═══ EXERCISE MATERIAL
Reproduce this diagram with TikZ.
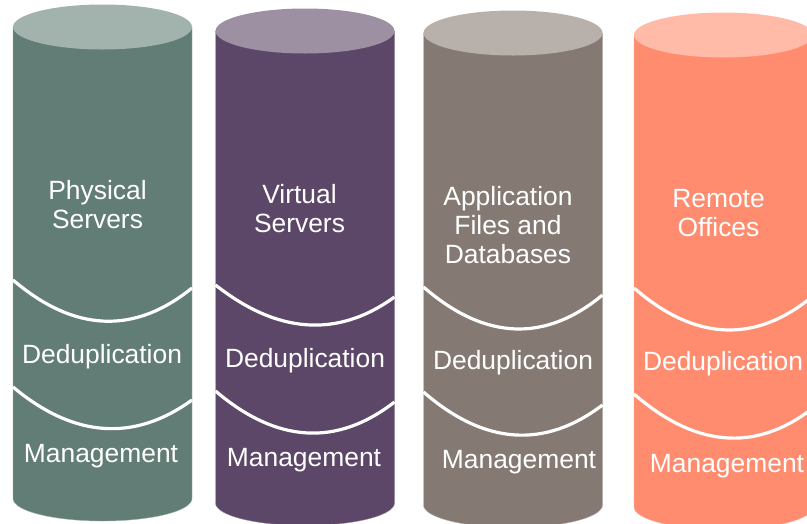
══════
═══ EXERCISE MATERIAL
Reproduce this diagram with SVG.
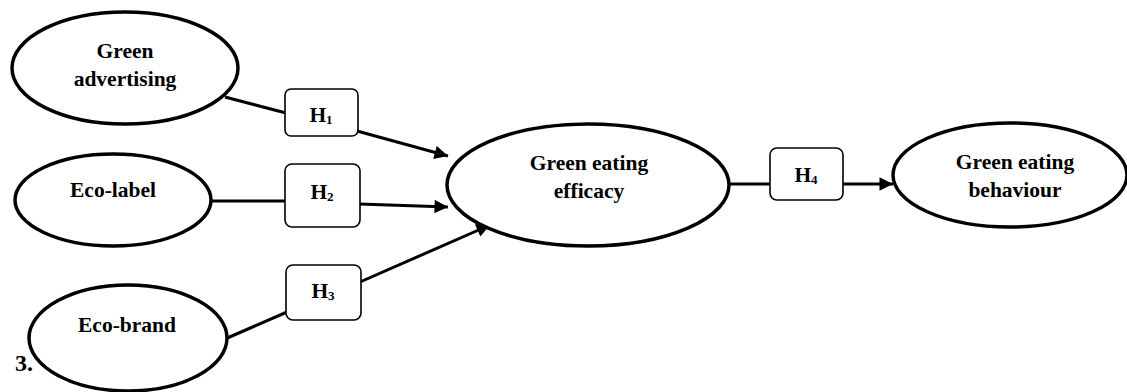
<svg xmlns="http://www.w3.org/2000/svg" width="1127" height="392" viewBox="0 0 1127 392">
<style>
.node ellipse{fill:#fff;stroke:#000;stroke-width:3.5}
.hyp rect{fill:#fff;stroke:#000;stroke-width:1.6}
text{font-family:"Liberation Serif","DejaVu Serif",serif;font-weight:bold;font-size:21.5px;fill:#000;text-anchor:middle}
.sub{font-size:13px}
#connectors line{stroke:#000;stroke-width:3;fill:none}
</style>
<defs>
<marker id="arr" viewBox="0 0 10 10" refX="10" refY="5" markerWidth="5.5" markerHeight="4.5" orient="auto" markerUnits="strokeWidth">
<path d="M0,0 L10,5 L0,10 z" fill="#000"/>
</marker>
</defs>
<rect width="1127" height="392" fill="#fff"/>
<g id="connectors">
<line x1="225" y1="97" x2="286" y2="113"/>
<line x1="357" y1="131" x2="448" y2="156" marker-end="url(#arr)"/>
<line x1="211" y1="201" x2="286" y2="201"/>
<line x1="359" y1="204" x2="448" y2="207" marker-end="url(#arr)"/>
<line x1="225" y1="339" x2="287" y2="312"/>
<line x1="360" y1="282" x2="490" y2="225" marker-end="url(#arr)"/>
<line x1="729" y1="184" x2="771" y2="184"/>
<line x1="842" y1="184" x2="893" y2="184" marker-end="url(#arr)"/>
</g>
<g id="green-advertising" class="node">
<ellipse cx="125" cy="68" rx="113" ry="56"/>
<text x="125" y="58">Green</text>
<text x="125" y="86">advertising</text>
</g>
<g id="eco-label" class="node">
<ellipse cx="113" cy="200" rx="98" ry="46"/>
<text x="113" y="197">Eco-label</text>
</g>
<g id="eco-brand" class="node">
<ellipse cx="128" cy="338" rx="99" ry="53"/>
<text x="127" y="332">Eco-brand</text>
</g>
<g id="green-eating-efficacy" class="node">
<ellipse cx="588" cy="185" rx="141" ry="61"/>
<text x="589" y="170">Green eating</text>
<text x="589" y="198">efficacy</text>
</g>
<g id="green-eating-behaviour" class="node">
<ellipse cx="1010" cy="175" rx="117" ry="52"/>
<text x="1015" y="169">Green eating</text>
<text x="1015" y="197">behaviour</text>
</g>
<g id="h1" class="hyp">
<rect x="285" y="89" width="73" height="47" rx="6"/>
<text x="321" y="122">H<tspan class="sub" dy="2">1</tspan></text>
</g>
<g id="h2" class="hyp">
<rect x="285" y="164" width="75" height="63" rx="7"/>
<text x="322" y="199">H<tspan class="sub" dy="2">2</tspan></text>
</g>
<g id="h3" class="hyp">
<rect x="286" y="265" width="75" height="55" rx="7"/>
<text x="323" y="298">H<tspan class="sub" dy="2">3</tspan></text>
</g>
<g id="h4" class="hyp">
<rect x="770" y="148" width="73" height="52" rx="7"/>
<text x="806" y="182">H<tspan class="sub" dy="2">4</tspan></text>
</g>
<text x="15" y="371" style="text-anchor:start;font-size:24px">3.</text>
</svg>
══════
» **STATED EXERCISE**: From the entries above, copy every line that holds the word "Reproduce".

» **RESULT OF THE TASK**:
Reproduce this diagram with TikZ.
Reproduce this diagram with SVG.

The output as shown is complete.